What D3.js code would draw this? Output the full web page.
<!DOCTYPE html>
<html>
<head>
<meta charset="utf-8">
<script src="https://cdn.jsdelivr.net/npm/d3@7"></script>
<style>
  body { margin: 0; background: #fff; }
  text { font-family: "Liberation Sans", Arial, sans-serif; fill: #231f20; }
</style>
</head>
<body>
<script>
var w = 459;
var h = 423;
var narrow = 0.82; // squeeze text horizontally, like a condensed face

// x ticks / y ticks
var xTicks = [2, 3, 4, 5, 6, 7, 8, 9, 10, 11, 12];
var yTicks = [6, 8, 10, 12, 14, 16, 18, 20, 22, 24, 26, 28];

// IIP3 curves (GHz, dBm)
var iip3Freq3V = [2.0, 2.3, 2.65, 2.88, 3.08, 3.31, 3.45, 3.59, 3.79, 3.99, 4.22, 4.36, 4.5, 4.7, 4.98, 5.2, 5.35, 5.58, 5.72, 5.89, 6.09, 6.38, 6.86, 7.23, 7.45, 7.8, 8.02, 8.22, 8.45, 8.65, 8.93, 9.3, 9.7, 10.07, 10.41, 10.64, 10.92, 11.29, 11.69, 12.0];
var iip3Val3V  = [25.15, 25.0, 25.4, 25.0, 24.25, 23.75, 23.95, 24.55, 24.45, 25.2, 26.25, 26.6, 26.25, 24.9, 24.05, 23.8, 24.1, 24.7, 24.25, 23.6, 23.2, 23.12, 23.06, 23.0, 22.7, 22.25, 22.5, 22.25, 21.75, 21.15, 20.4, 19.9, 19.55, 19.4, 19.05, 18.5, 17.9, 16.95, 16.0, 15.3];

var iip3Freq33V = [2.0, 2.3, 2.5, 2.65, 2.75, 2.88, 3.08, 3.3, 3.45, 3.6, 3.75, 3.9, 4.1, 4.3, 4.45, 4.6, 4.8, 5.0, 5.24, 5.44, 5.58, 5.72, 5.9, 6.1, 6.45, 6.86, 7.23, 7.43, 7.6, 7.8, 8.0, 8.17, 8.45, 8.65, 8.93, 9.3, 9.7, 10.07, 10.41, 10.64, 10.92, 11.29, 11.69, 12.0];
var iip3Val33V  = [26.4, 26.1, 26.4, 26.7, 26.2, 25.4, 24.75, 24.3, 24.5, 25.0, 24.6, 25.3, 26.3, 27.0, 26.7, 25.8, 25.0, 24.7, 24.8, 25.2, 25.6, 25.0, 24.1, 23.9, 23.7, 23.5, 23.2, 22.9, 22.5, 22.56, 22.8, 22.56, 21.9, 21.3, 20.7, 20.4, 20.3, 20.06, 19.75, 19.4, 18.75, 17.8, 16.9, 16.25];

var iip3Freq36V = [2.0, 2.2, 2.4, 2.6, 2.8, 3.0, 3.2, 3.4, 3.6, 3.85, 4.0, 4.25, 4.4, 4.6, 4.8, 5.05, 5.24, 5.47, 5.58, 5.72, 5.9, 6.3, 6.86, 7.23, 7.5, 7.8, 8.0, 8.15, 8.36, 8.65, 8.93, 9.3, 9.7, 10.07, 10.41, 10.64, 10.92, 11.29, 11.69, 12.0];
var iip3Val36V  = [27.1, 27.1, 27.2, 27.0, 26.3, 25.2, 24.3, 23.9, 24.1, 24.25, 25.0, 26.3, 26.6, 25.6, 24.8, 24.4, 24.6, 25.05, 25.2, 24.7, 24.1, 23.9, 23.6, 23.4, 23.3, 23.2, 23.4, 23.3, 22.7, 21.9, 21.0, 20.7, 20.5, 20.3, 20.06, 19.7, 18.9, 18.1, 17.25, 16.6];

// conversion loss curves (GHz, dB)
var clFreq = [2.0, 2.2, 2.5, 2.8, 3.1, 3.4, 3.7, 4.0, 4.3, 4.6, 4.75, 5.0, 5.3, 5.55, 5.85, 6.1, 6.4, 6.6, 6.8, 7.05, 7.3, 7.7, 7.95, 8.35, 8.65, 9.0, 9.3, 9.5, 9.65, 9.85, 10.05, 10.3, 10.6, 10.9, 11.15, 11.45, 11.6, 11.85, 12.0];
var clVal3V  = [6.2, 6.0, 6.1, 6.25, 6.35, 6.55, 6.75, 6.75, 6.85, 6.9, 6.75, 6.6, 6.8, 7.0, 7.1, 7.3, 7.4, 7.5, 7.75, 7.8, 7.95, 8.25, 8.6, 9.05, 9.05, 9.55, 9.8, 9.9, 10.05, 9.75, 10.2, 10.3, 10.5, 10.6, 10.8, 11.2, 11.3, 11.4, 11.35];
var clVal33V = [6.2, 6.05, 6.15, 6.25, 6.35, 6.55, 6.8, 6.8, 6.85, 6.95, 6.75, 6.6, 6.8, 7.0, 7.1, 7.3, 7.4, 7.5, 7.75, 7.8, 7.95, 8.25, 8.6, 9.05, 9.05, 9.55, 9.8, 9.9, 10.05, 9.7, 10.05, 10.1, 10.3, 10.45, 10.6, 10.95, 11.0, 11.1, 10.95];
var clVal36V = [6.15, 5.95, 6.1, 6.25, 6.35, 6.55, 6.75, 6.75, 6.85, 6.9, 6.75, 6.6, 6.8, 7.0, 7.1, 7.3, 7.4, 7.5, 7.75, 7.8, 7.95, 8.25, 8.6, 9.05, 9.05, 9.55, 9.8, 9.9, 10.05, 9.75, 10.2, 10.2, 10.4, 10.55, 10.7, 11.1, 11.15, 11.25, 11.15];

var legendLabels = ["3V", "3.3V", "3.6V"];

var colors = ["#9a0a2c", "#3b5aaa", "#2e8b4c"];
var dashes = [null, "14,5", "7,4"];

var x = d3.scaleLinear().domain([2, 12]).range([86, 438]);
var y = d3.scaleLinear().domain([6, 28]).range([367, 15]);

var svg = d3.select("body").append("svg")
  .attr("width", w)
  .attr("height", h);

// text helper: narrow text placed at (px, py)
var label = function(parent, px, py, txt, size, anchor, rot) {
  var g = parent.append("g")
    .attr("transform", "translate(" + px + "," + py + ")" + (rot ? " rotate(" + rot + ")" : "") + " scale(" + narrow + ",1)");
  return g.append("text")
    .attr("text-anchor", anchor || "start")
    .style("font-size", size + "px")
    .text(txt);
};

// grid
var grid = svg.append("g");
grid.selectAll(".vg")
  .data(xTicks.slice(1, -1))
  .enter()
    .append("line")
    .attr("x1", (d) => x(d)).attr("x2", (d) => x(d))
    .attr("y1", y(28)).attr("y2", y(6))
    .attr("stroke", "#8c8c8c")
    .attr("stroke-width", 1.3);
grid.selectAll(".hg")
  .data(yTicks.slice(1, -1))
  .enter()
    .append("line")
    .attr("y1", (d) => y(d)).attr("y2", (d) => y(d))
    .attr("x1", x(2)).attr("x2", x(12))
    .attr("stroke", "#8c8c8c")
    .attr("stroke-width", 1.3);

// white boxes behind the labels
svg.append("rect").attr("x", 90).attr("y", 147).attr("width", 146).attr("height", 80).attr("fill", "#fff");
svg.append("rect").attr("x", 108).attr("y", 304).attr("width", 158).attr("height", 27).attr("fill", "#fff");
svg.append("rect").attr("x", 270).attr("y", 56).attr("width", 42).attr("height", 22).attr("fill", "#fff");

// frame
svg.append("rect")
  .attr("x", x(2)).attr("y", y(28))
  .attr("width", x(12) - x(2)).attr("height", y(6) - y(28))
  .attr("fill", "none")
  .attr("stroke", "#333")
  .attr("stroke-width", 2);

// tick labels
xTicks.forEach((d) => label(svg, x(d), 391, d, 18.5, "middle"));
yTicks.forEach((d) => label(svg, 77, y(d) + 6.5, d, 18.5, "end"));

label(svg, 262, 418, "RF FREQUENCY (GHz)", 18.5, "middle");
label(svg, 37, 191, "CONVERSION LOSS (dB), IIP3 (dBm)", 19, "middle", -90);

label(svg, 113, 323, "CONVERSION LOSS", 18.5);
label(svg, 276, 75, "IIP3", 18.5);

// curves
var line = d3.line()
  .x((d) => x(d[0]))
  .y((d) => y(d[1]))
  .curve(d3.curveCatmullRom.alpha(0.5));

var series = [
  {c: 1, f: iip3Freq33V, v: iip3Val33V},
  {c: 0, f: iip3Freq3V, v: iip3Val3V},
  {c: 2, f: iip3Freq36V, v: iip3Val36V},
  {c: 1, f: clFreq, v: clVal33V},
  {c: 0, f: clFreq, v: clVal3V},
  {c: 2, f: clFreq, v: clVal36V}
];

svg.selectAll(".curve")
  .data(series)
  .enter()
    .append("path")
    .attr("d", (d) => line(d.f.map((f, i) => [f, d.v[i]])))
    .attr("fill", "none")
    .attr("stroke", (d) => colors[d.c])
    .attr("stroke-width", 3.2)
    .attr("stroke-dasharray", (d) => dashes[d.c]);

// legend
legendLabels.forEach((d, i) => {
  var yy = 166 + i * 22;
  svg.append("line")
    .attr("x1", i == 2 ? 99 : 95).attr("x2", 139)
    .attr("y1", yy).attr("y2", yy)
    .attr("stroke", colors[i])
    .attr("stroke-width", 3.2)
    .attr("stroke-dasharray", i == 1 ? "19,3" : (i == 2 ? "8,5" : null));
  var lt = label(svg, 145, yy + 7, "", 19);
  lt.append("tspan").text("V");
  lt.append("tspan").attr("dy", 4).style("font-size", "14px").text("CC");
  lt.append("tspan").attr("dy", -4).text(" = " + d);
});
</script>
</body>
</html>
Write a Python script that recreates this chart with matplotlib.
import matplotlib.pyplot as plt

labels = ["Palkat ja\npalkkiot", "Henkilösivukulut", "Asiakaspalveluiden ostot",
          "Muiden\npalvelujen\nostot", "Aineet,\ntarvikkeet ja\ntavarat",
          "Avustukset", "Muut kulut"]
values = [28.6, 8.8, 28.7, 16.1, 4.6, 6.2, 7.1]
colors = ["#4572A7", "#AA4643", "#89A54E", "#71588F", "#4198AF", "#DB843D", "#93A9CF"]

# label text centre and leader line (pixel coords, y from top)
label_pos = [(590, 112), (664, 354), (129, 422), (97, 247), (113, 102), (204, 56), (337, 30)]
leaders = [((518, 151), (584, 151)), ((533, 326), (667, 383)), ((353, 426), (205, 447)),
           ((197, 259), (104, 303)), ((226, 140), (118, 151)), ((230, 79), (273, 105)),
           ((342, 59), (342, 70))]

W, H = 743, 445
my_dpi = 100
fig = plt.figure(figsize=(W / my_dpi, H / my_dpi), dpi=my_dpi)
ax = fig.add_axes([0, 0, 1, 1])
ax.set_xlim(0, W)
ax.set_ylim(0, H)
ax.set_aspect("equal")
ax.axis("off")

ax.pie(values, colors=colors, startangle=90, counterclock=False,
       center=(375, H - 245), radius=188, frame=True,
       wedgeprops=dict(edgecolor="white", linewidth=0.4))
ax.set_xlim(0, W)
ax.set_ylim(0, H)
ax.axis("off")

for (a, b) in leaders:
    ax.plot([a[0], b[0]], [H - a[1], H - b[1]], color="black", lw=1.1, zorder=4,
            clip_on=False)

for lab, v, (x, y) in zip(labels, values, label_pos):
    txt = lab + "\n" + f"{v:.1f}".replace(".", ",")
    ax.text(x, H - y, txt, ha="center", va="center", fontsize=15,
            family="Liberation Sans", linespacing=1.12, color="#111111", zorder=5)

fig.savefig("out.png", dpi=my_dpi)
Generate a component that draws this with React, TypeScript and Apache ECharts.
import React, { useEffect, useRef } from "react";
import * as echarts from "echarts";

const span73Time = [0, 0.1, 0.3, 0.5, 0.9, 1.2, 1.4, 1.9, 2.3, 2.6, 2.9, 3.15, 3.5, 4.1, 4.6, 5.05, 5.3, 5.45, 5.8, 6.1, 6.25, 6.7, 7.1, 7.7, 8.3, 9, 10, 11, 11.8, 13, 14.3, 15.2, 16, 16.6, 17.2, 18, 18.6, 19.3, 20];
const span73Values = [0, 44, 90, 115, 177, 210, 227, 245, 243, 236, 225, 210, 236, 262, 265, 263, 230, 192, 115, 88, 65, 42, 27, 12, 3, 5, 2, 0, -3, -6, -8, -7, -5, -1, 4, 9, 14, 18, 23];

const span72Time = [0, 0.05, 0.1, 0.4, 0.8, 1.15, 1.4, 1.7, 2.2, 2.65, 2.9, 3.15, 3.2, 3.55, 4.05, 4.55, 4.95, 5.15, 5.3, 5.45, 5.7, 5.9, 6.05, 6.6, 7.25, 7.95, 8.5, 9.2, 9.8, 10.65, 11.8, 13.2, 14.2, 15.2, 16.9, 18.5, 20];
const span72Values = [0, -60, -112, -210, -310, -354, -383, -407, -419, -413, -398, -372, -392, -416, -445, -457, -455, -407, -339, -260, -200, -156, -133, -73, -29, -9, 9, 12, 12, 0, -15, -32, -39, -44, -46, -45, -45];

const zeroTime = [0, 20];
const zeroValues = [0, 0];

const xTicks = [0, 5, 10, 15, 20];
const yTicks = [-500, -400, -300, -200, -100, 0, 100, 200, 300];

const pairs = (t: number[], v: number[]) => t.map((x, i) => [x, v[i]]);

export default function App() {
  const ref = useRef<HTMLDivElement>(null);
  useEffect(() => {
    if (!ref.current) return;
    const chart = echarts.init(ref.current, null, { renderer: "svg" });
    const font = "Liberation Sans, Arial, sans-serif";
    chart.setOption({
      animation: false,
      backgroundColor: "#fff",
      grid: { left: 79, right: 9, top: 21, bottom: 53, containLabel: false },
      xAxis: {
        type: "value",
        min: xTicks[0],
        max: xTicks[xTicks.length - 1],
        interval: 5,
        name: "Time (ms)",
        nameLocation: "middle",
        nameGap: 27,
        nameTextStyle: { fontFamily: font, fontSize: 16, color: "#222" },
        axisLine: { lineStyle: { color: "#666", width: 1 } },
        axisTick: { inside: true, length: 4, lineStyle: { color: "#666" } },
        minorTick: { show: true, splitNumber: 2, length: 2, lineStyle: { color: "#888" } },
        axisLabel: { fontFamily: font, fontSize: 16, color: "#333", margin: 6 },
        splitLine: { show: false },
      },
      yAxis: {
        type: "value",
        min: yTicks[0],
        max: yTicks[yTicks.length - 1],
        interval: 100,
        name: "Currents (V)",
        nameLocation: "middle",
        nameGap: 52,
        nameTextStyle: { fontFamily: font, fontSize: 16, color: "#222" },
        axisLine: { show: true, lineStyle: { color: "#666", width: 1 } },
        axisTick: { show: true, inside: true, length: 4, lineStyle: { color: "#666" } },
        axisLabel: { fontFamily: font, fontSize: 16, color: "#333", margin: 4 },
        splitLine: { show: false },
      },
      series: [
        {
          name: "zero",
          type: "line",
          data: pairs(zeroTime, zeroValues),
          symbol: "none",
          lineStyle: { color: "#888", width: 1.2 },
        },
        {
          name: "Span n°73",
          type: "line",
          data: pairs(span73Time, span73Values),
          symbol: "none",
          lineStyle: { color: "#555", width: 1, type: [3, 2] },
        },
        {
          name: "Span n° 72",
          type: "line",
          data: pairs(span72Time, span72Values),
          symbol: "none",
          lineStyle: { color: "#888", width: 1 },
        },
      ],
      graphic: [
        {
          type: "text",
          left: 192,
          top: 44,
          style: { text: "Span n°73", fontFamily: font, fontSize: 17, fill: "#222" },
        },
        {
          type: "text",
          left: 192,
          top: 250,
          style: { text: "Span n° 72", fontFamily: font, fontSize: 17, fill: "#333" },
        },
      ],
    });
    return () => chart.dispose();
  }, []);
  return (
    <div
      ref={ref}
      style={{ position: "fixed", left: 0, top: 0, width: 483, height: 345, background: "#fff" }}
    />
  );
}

________________________

WHAT YOU WILL DO: Show every line in the entries where the string "that" occurs.

FULL OUTPUT:
Write a Python script that recreates this chart with matplotlib.
Generate a component that draws this with React, TypeScript and Apache ECharts.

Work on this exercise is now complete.